Global Supply Chains of Desires and Risks: The Crafting of Migrant Entrepreneurship in Guangzhou, China
This dissertation examines how rural migrants' experiments with small-scale entrepreneurship serve as the intermediary links through which global commodity chains for fast fashion are anchored in post-socialist China. While anthropologists of transnational capitalism have examined the diversity through which market participants determine the movement of labor and capital across vast geographic distances around the globe, their works tend to rely on the stability of categories of people, objects, and practices. They overlook the ways in which people's identities shift and move within ongoing conditions of ambivalence and uncertainty.

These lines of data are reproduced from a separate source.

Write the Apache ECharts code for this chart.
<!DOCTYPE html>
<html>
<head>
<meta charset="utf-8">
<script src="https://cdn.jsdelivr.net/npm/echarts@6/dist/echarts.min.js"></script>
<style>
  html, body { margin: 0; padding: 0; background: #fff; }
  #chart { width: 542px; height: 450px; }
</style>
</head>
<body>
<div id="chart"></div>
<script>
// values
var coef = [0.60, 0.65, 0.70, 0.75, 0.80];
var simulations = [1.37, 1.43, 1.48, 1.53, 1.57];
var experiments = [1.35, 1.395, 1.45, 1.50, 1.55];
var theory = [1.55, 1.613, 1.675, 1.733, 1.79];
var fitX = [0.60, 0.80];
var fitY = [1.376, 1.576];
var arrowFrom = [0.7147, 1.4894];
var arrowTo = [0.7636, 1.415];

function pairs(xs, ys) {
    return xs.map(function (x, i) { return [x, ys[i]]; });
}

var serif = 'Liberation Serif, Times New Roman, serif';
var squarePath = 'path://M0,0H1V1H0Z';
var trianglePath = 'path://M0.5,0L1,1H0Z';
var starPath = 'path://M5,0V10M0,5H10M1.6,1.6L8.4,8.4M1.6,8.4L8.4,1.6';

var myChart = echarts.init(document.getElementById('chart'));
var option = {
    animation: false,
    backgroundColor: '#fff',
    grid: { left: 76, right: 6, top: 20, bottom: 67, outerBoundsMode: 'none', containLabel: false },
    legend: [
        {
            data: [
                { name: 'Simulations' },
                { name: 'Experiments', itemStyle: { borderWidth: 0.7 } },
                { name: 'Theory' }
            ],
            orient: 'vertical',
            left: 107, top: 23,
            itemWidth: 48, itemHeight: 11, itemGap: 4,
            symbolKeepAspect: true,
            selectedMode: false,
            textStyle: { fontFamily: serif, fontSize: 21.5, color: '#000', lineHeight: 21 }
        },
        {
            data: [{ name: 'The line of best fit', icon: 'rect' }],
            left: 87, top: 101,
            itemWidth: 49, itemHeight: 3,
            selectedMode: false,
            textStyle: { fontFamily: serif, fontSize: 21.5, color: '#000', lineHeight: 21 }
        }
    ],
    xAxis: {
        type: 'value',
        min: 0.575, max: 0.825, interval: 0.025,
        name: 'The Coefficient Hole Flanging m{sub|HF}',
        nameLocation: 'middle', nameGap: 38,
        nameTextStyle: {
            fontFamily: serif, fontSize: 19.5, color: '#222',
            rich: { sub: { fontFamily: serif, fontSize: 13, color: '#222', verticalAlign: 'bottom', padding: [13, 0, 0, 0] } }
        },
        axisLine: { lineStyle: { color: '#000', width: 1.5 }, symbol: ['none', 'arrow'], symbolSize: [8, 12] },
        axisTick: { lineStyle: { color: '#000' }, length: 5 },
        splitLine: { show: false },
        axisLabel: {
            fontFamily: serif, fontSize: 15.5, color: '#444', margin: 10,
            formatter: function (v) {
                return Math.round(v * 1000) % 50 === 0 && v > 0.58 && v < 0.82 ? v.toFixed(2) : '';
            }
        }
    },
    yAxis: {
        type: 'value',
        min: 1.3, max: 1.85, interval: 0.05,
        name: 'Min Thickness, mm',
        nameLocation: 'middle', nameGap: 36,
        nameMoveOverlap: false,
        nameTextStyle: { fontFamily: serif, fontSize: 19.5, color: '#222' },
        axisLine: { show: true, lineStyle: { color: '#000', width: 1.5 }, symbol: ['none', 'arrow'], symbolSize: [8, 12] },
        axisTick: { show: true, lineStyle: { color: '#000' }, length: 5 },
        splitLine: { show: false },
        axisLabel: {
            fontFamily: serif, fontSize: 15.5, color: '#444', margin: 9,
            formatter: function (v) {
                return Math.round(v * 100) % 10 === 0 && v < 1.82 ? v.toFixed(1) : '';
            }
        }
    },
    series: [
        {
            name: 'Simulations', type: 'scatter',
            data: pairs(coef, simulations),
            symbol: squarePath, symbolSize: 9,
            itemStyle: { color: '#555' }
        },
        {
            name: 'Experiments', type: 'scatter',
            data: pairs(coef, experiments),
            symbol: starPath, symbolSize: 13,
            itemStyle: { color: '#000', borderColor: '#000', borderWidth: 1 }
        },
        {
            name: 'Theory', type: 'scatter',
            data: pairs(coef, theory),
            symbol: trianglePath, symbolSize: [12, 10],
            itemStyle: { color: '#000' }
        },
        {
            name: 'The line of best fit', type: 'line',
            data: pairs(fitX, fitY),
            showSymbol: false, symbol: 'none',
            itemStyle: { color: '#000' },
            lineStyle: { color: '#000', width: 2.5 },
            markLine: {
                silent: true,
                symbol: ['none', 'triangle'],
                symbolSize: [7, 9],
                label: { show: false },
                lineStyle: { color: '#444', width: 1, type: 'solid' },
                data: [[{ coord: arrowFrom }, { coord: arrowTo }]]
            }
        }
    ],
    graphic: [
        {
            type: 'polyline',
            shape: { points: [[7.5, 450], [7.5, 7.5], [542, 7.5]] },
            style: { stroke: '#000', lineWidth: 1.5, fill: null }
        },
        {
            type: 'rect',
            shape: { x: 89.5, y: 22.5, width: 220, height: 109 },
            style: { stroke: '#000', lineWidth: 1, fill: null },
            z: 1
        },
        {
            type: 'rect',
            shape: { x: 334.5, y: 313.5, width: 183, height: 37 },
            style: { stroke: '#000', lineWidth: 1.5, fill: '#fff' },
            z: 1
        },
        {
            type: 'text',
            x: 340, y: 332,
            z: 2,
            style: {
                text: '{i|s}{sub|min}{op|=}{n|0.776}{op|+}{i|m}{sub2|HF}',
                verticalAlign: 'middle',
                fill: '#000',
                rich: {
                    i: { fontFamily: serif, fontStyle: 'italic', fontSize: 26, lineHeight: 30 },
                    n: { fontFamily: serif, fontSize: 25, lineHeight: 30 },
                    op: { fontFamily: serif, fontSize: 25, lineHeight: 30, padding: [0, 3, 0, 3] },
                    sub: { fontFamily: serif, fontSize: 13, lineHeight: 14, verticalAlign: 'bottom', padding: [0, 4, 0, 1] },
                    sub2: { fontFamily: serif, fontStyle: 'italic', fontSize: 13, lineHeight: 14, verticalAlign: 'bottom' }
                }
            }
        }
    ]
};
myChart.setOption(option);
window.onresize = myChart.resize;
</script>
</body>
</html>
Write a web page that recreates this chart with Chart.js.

Based on 22 months of fieldwork in the Pearl River Delta (PRD) region, this dissertation underscores the shifting qualities of experiences among migrant entrepreneurs as they craft the transnational links of commodity production and exchange. I show how the global commodity chains for fast fashion link and de-link through the building and destruction of social spaces, through the production and challenges to social subjectivity, and through the intensification of gender and class-based inequalities. Drawing on participant observation and interviews with intermediary traders, migrant factory owners, and wage workers, this project asks: how do migrants in China negotiate the paradoxes of entrepreneurial freedom as they work through the political implications and affective dimensions of becoming entrepreneurial citizens?